Essa lógica interessa apenas aos clubes mais beneficiados e às suas torcidas. Como o futebol é um ambiente presidido pela mais intensa emoção, essa marcha da insensatez continua sem que a racionalidade aponte os seus efeitos destrutivos a longo prazo. Basta olhar a qualidade e a competitividade do Campeonato Inglês frente ao Campeonato Espanhol para constatar essa afirmação.

Um dos critérios atuais para dividir o bolo da TV é o tamanho das torcidas. Esse dado não parece subjetivo demais? Afinal de contas, há diferenças significativas entre os institutos de pesquisa.

Estabelecer o tamanho das torcidas através de qualquer critério objetivo é, realmente, uma tarefa difícil. Pode ser uma pesquisa de opinião, a média de público no campeonato anterior, o número de assinantes do pay per view. Qualquer um deles apresenta falhas. Por isso, no PL 7681/14 o peso desse item na distribuição da cota é de apenas 25%. Isso atenua a imprecisão desse parâmetro. Um dos pontos que devem ter a discussão aprofundada é esse. Os outros são de uma obviedade gritante.

O senhor é natural do Nordeste. Torce para algum time da região? Não tem receio que sua medida seja tachada como clubista, visto que os clubes nordestinos são ainda menos favorecidos pelas cotas de TV?

Sou nordestino e torço pelo Sport Club do Recife. A minha origem e o meu clube, no entanto, não podem servir, jamais, de argumento contra ou a favor às ideias que defendo no PL. O conteúdo tem por objetivo a justiça desportiva e, como exemplo, experiências vitoriosas dos melhores campeonatos do mundo. Não podemos aceitar o preconceito como argumento. A baixa competitividade dos clubes do Norte e do Nordeste tem como causa evidente o fato de serem elas as regiões mais pobres do Brasil. Mas essa é outra questão, que exige uma análise histórica isenta, um diagnóstico correto da realidade e políticas de desenvolvimento regional consistentes, que não se resumam a políticas compensatórias. Mas esse é outro debate. Por enquanto, estamos falando de futebol.

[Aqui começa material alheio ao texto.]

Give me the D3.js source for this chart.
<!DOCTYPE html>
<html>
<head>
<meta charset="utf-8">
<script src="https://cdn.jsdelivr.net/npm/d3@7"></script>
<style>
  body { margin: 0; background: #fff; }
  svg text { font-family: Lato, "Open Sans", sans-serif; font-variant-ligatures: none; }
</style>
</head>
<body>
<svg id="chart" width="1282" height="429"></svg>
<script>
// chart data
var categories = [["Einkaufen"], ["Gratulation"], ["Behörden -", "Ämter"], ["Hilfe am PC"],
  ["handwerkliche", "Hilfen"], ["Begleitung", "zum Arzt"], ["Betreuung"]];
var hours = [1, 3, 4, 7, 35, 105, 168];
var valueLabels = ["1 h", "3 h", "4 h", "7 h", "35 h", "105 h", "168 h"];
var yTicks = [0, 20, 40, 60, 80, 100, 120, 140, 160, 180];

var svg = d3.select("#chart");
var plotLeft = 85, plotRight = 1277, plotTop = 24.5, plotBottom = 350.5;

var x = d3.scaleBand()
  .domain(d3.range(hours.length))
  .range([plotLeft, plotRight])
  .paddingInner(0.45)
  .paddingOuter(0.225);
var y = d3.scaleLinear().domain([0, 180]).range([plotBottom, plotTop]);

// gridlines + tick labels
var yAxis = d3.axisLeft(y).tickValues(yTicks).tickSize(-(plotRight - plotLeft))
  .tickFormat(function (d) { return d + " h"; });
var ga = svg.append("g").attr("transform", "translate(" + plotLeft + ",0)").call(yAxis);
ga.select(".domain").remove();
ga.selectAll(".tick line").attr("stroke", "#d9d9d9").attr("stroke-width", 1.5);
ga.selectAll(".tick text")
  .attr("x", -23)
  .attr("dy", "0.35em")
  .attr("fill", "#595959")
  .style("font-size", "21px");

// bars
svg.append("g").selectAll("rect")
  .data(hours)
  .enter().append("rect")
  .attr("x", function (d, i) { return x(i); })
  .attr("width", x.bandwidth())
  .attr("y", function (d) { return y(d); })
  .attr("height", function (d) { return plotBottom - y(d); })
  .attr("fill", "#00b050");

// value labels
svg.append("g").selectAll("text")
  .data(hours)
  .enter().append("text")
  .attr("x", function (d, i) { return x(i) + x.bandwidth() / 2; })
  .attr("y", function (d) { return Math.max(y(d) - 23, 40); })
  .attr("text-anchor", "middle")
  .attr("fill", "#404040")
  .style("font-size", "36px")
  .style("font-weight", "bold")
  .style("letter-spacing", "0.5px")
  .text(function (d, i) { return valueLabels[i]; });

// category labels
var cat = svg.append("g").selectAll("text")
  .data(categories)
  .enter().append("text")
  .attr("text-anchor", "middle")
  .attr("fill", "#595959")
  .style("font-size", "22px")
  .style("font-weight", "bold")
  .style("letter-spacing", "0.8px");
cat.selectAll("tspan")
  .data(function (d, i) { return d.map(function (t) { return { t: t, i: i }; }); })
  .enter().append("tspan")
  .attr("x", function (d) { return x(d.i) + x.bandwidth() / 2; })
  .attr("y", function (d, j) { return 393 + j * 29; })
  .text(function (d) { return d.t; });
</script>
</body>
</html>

Além do PL 7681/14, qual a outra medida considera importante para ser tomada visando à melhoria do futebol brasileiro?

Não sou um especialista no tema. Minha militância aqui na Câmara é na Comissão de Educação. Mas como observador e torcedor, vejo algumas medidas como consensuais: maior transparência e participação nos processos de escolha dos dirigentes das federações e da CBF; criação de instrumentos que também assegurem maior transparência e controle na gestão dos clubes, das federações e da CBF; e calendário mais racional e sintonizado com o calendário internacional.

Recentemente Carlos Alberto Parreira disse que bastaram seis vitórias consecutivas da Seleção Brasileira para que o povo esquecesse os 7 a 1 da Alemanha. O senhor já esqueceu?

Não. Aquele dia, lamentavelmente, jamais sairá da minha memória. Tenho um filho de seis e outro de quatro anos que estão começando a gostar de futebol. Vi o profundo desapontamento e decepção que vivenciaram naquela tarde vergonhosa. Acho que aquela derrota humilhante ficará marcada para sempre na história do futebol brasileiro.